March 22, 2017 — by Lina Kim and Alexandra Li

Teachers share high school experiences. 

As a teenager in the 1990s, history teacher Jerry Sheehy spent his typical days in classes at St. Ignatius High School in San Francisco. Following class, he often headed the boys’ locker room to get ready for basketball practice. After three sweaty hours of practice, he arrived home to begin his large pile of homework and projects.

This busy schedule felt normal to Sheehy, who was used to balancing the large commitments to academics and basketball. But once he finished the four stressful years in high school, he realized that he was always focused on what he was doing in the moment, instead of considering his future.

When you’re in the moment, you don’t look too far ahead, which sometimes can be a bad thing because you don’t really see the big picture,” Sheehy said. “And then you get to college and you realize the world’s bigger, and you meet people from different places and broaden your horizons.”

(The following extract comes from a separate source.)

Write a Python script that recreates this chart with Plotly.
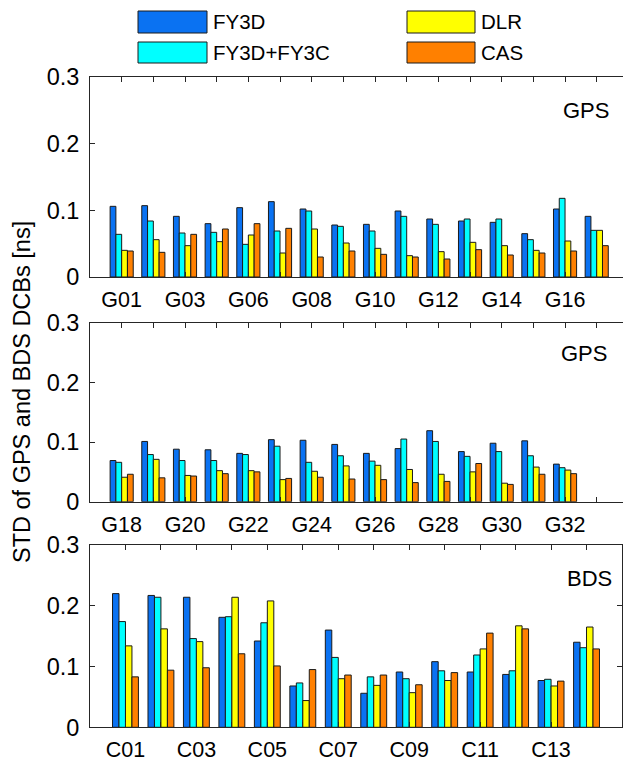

From what he has seen in his 18 years of teaching here, Sheehy sees similar tendencies in his own students.

“Sometimes students spend more time building a resume than pursuing what they’re passionate about or what they like,” Sheehy said. “Some Saratoga students try to do it all, but you have to make some choices or you’re going to burn yourself out.”

In trying to maintain his commitment to his sport and his studies, he had to make sacrifices.

“In order to play basketball, you had to have certain grades, and I wanted to go to college, so I had to keep my grades up,” Sheehy said. “I was always busy, and there wasn’t a lot of time to think about other things.”

English teacher Carrie Bohls, who graduated in 2007 from McAllen High School in McAllen, Texas, has found some similarities between her experience and the students’ that she now teaches, including the scramble to go off campus for lunch. “When I was in high school, going off campus for lunch was a super ‘hip’ thing to do, because it meant you had money and a car, so it was always something you wanted to do,” Bohls said.

While many aspects of her high school career mirror those of her students, she said athletes, and especially football, was a centerpiece of the culture at McAllen, a team that sometimes competed for state championships.

“At my school, football was everything,” Bohls said. “It was a pretty diverse school, and we were really good at football, so there were a lot of kids looking to make football their way out.”

In addition, Bohls has noticed higher expectations set on current high schoolers compared to her experience. While her school was more mixed than SHS both racially and socioeconomically, she notes that their honors classes were around the equivalent of the college preparatory classes here, and it was also quite segregated.

“For the most part, it was white kids in the honor classes, and non-white kids in the non-honors classes,” Bohls said. “It inspired me to do something to change the system, but I ended up here and really liked it.”

French teacher Elaine Haggerty, who graduated from Leland High School in 1983, has also noticed the difference in rigor and expectations that her students face.

“I took [AP U.S. History] as a junior, and then I took Calculus and English as a senior, and that was it,” Haggarty said. “There are just so much higher expectations now. You guys are expected to not sleep.”

The pressure for students to attend a dream school has grown, according to Sheehy, partially because there is roughly the same number of colleges compared to 20 years ago, yet the number of applicants has mushroomed. Still, Sheehy believes that it’s not where one goes to college that matters, but what one will attain from the process.  

“You'll make your experience, you'll make yourself, whether you go to San Jose State or Harvard,” Sheehy said. “You can get a good education; you're the one who makes the experience.”

Haggerty recalls how she once got caught up in the process of attending her dream college, Stanford University. As a high school student, she pushed herself to achieve straight A’s, as well as to receive the honor of being a National Merit Semifinalist. But when six students from her school were accepted into the prestigious university and she wasn’t one of them, she realized that she was going to have to switch up her game plan.

She ultimately made the decision to attend San Jose State, where she became involved with the French program, leading her to study abroad in France for a year and realize that teaching French was her passion.

Although it wasn’t exactly what she had dreamed, it led her on a path that worked out for her.

“When your plans don't work out, don't be too discouraged,” Haggerty said. “You don't really know where this new path can take you, and it could be somewhere great.”